The Story Economy Blog

I Went to the Mountains to Live Deliberately

 
Yeah, I’m stealing from my pal, Thoreau, who went to the woods because he wished to live deliberately. But the dude was onto something with the idea of getting away from it all.

That why I trekked out to Colorado a few weeks ago to spend a day with my business coach, the fantastic Darla LeDoux. We sat in a lovely building in downtown Denver, and mapped out a bunch of exciting things for me. After our day was over, I headed back to my B&B in Boulder with notes, ideas, to-do lists, and the beginning of a vision. I was ready to take action.

Until I woke up the next day in a panic.

At breakfast, I felt drained, like I was just going through the motions with the yogurt and the talking. There wasn’t enough coffee in the world to lift me from the exhaustion I suddenly felt. And there wouldn’t be enough time in the world to do everything I had mapped out the day before.

It’s not that I was afraid of failing. It’s that I was afraid of not doing: now that I had these ideas, what if I didn’t do them? Did I really have the energy? The time? On top of that, I missed my kids something fiercely. I mean, I enjoy and appreciate time away from them. A lot. I’m hardly a hovering mother. I just suddenly missed their energy.

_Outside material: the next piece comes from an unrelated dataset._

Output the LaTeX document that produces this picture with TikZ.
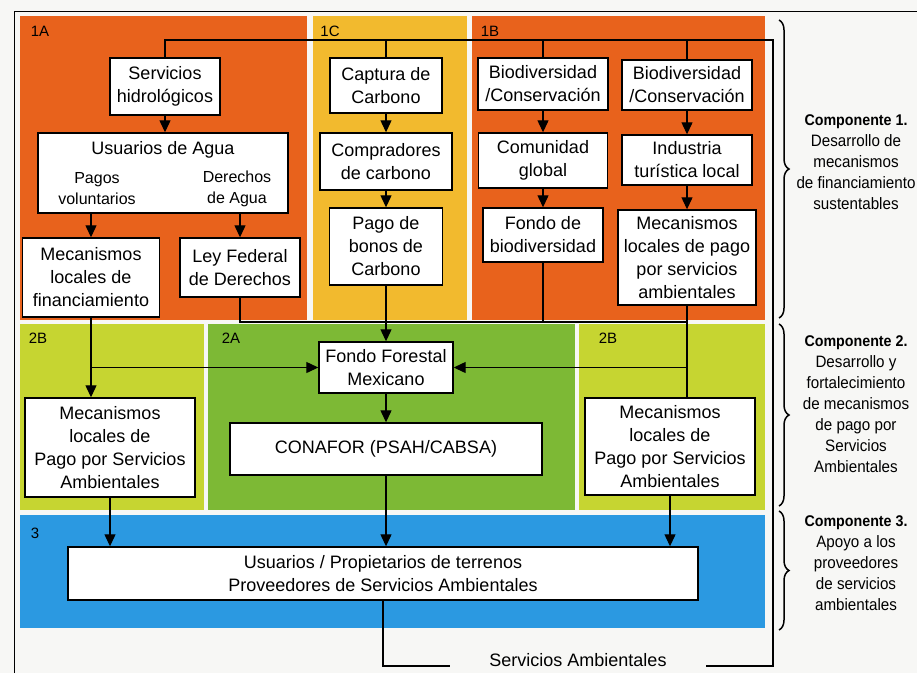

But there I was in Boulder, Colorado, with the backdrop of the Flatiron Mountains.

Ah, I just need to be inspired by the mountains, I thought. I need to stare at scenery that puts my life in perspective.

So I hopped in my rental car, drove the few miles to gorgeous Chautauqua Park and starting hiking the mountainside trails. Come on, mountains, lift my mood, I thought. Help me figure out how I’m going to live deep and suck out the marrow of life without crashing and burning.

The mountains were beautiful. I mean, of course. But what I wanted was the uplift. So I walked. And I waited. And I tried to pretend that I felt it.

But I didn’t.

So I sat on a rock.

It was a busy Saturday morning at Chautauqua: hundreds of people and families and friends and dogs were milling around on the mountainside trails.

They were all talking as they walked by, animated, engaged, and connected in their own conversations. I sat there on my rock, listening to the snippets of conversations, and realizing that I had actually been listening the entire time I was walking. And I thought about what I was hearing:

  • A young boy telling his mom about converting the energy of a small pebble to mach 3.

  • A young woman telling her boyfriend that she read something that posed the question about how when a person is upset, should you let them vent, or should you try to help them calm down (let them vent, she told him).

  • A girl telling her girlfriends about a guy who decided to sleep on all of the summits of Colorado, and the talk she heard him give about the training.

  • A group of friends talking about the elevation and how it wears you out, and the local in the group warning them that they would, in fact, get drunk much more quickly at high elevation.

  • A father venting to his wife and two very smart-looking school-aged kids about a certain member of the House of Representatives (I wonder if they knew to let him vent instead of trying to calm him down?).

  • A little boy of about 4 or 5, telling me to be careful not to touch the prickly plants because he hurt his finger touching them.

  • A girl telling her friends that she heard something about how all successful people had one thing in common: they loved the outdoors.

  • Two young guys talking about their friend who graduated from Columbia, and why in the world was she working in that job?


I thought I was there to be inspired by some beautiful hunks of rock.

But I was there to be inspired by people. That was my uplift.

I was there to remember that everything I want to do in my business revolves around listening to people and their stories, observing what they need, and then helping them see it and articulate it.

I was there to see that even when I’m not trying to pay attention, even when I think I’m looking for something else, I can’t get away from this thing I’m driven to do—which is to listen and observe.

My 10,000 Hours


Observing the world around me and creating ideas about it has driven me for as long as I can remember. Pre-language even. Observation is my currency. To borrow from Malcolm Gladwell’s Outliers, it’s where I’ve gotten in my 10,000 hours.

Darla and I had talked about this the day before, but it wasn’t until the moment on that rock that I really got it. Or the rock, I realized that it’s not about doing everything on my list as quickly as I can. It’s about giving importance to what I do best, and honoring it.

You don’t need to go to the woods or the mountains to find your own currency. A plumber knows that as long as there is running water, they’ll be work to do. A teacher knows that as long as babies keep being born, they’ll be work to do. And I know that as long as there are people milling about on the sides of mountains telling stories, they’ll be work to do.

I have these plans, and I’m very excited about them. I have a very full plate, including clients I’m (happily) committed to, and things in the pipeline that may take me places I haven’t been before. I have a lot of roles to maintain. Which means I have a lot of chances to lose focus.

But I know that the thing driving me isn’t going anywhere. I’m in no danger of losing my currency unless I just stop listening. And I don’t know how I would ever do that.

Currency is just currency. It isn’t action. It’s isn’t the work. But if you know what feeds your spring, you always know where to go when the action and the work are in question.